Harvard coach Joe Walsh said he was happy about the pitchers’ ability to get ahead in the count.
“When our pitchers are throwing first-pitch strikes,” he said, “that helps a lot.”
With the wins, the Crimson maintained a one-game lead over Dartmouth and Brown in the Ivy League’s Red Rolfe Division.
HARVARD 10, COLUMBIA 2
Thanks to eight solid innings of one-run ball from Morgalis (2-2) and some fireworks from the bats of sophomore Zak Farkes and Mann, the Crimson capped off a dominant doubleheader against Columbia with a 10-2 victory Friday afternoon at O’Donnell Field.
Farkes and Mann hit home runs and sophomore designated hitter Frank Herrmann added three RBI in the rout. After Farkes’s two-run shot—his league-leading seventh of the season—staked Morgalis to a 4-1 lead in the third inning, the game never really was close.
“The big important thing was, after winning the first one, you really knew that we had to take two today,” Morgalis said. “I tried to set the tone early in a close game, 2-1, then we broke it open.”
Morgalis gave up a solo shot to Columbia outfielder Ray Waters in the top of the second, but that was all the scoring he would surrender. The Cincinnati standout, a transfer from Notre Dame, looked dominant on the mound, giving up only five hits and two walks and striking out six.
“I tried to keep them out of the game emotionally,” Morgalis said, “because they were really into it the first game.”
Sophomore Lance Salsgiver chipped in three hits for the Crimson, who banged out 11 in all. Harvard’s five-run fifth—started by Mann’s fourth home run of the season—gave the team a 10-1 lead.
That allowed Salsgiver to make a pitching appearance—his first since a season-opening win against Air Force on March 6—with a nine-run cushion in the ninth.
The sophomore was throwing hard, usually for strikes, and, despite surrendering a long leadoff home run to Columbia’s Ryan Schmidt, said he felt good.
“It felt good out there,” he said, “once I got that quick 500-foot home run out of the way.”
HARVARD 4, COLUMBIA 3
Pushed into the weekend-opening slot to face Columbia ace and 2003 First Team All-Ivy Brian Doveala, Harvard starter Jason Brown had quite a task in front of him in Friday’s first game.
But thanks to some early hot-hitting—including a pinch-hit, two-run single in the second by sophomore John Wolff—four runs of support was all the senior from Aqua Dulce, Calif., would need.
Brown (2-0) dueled his way to a 4-3 Harvard win, contributing 5 2/3 strong innings, allowing three runs on six hits.
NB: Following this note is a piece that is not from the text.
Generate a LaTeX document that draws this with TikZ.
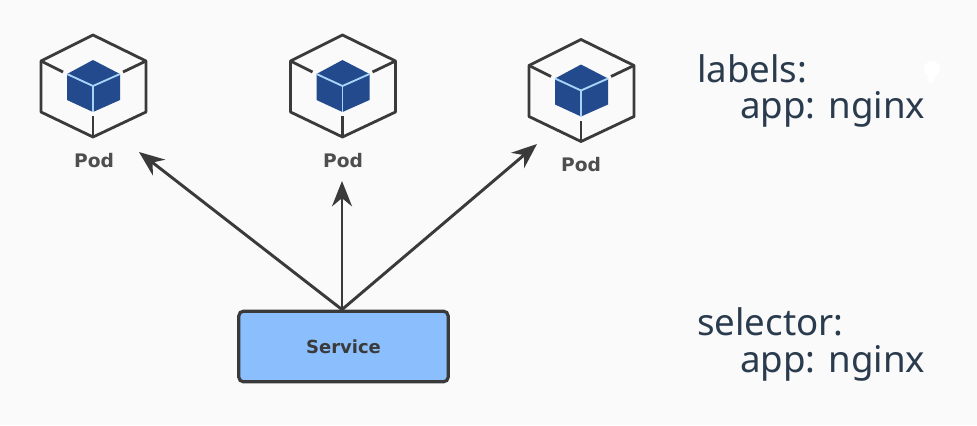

In fact, Brown faced the minimum and did not allow a hit until a one-out double by Columbia’s Steve Compton in the fifth inning broke up the no-hit bid.
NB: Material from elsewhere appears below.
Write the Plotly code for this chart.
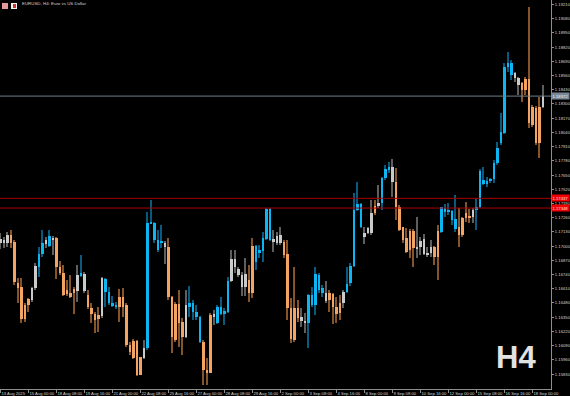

“He had a no-no through five,” Walsh said. “And that’s a pretty darn good job. That’s like giving you seven in a nine-inning game, when you get five in [a seven-inning first game of a doubleheader].”
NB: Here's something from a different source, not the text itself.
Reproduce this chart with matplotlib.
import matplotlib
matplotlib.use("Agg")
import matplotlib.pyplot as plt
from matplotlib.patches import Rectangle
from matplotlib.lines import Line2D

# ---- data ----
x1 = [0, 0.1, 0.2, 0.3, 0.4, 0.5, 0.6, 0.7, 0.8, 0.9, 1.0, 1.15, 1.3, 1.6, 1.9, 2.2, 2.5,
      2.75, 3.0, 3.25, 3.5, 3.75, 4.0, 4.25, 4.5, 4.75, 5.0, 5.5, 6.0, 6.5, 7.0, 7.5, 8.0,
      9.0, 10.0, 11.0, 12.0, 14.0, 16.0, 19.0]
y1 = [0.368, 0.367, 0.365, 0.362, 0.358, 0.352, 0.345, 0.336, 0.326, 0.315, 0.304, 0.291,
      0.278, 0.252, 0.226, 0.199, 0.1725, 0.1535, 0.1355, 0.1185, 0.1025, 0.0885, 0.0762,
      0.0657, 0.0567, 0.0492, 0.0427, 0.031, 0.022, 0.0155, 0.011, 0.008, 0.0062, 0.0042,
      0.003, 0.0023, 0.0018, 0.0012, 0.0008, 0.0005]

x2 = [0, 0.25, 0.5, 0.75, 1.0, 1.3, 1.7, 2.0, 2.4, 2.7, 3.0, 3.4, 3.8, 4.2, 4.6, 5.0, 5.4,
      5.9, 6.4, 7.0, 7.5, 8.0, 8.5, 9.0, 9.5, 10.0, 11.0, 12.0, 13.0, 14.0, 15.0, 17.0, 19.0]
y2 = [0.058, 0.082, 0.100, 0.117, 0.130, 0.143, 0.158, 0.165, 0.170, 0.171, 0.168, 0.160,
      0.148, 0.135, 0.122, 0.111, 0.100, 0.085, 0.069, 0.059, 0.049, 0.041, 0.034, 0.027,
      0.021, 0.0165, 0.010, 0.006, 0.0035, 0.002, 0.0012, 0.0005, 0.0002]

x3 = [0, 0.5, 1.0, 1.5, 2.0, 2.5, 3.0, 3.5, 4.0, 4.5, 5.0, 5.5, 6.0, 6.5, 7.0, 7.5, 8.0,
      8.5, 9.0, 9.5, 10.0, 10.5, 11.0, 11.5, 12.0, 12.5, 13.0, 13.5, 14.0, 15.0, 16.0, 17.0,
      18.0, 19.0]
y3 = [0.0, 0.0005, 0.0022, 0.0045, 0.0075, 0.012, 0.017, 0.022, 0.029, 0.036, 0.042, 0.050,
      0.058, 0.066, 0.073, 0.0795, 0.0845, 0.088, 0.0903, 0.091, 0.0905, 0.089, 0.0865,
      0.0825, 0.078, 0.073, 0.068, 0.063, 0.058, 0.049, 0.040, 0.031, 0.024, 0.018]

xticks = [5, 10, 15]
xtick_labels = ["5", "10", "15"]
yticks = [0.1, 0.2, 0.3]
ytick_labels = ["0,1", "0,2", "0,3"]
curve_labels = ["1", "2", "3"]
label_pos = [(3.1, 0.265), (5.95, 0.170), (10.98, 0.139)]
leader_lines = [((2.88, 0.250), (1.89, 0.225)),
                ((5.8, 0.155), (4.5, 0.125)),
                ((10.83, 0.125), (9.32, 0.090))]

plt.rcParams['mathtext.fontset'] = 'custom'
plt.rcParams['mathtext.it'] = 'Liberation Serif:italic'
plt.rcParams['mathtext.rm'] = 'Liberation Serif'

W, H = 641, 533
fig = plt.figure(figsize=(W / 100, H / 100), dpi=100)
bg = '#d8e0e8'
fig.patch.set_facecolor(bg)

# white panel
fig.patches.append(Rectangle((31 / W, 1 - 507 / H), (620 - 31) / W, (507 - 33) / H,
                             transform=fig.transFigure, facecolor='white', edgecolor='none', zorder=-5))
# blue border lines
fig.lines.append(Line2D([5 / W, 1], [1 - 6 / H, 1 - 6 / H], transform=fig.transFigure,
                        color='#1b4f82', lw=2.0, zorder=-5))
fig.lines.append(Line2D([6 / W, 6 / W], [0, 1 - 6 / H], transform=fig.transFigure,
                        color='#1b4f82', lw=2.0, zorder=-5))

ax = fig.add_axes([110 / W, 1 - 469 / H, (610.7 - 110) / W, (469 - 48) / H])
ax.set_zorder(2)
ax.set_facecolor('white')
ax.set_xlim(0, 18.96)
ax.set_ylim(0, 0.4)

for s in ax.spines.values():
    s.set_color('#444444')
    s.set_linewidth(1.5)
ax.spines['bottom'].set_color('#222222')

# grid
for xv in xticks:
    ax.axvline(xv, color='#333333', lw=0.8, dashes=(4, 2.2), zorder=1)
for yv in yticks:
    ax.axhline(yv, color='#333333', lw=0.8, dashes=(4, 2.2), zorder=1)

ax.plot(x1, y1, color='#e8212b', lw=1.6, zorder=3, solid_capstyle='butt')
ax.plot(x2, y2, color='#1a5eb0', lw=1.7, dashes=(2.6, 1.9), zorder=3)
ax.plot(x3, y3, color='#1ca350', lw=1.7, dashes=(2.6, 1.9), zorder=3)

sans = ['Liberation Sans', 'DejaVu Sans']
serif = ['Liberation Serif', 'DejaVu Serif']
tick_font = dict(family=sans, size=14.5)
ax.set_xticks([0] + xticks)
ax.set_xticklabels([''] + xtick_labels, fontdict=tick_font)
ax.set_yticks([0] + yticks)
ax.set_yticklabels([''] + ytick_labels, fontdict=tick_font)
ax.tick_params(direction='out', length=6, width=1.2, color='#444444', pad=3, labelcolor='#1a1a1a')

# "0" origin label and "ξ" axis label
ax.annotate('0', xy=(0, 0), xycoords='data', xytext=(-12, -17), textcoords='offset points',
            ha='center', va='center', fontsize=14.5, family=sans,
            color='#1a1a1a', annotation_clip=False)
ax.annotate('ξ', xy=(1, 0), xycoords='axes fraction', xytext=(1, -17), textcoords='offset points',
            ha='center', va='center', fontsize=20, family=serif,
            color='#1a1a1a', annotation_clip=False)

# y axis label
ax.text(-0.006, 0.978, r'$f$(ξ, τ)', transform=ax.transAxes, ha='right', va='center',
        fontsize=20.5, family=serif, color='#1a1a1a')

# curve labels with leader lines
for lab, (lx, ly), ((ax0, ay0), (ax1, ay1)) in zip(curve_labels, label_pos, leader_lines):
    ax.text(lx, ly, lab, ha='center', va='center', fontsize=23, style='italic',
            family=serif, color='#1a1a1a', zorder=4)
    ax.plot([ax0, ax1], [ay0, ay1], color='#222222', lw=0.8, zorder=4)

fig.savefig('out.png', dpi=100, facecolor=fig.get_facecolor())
It was the second-consecutive strong league showing for Brown, who allowed one earned run in five innings of relief in a 7-3 loss to Cornell last weekend.
Senior Trey Hendricks had a double and a triple for the Crimson, and senior Marc Hordon and sophomore Chris Mackey chipped in RBI from the bottom of the order in the win. But Wolff—a lefty pinch-hitter for freshman Brendan Byrne in the second against the tough-on-righties Doveala—made the difference.
“You’ve kind of got to work those seven-inning games a little different,” Walsh said. “[Doveala] kind of slings it, keeps it down around the knees. I just made the move there, and with [sophomore Morgan Brown] coming in to the defense afterwards, it worked out good.”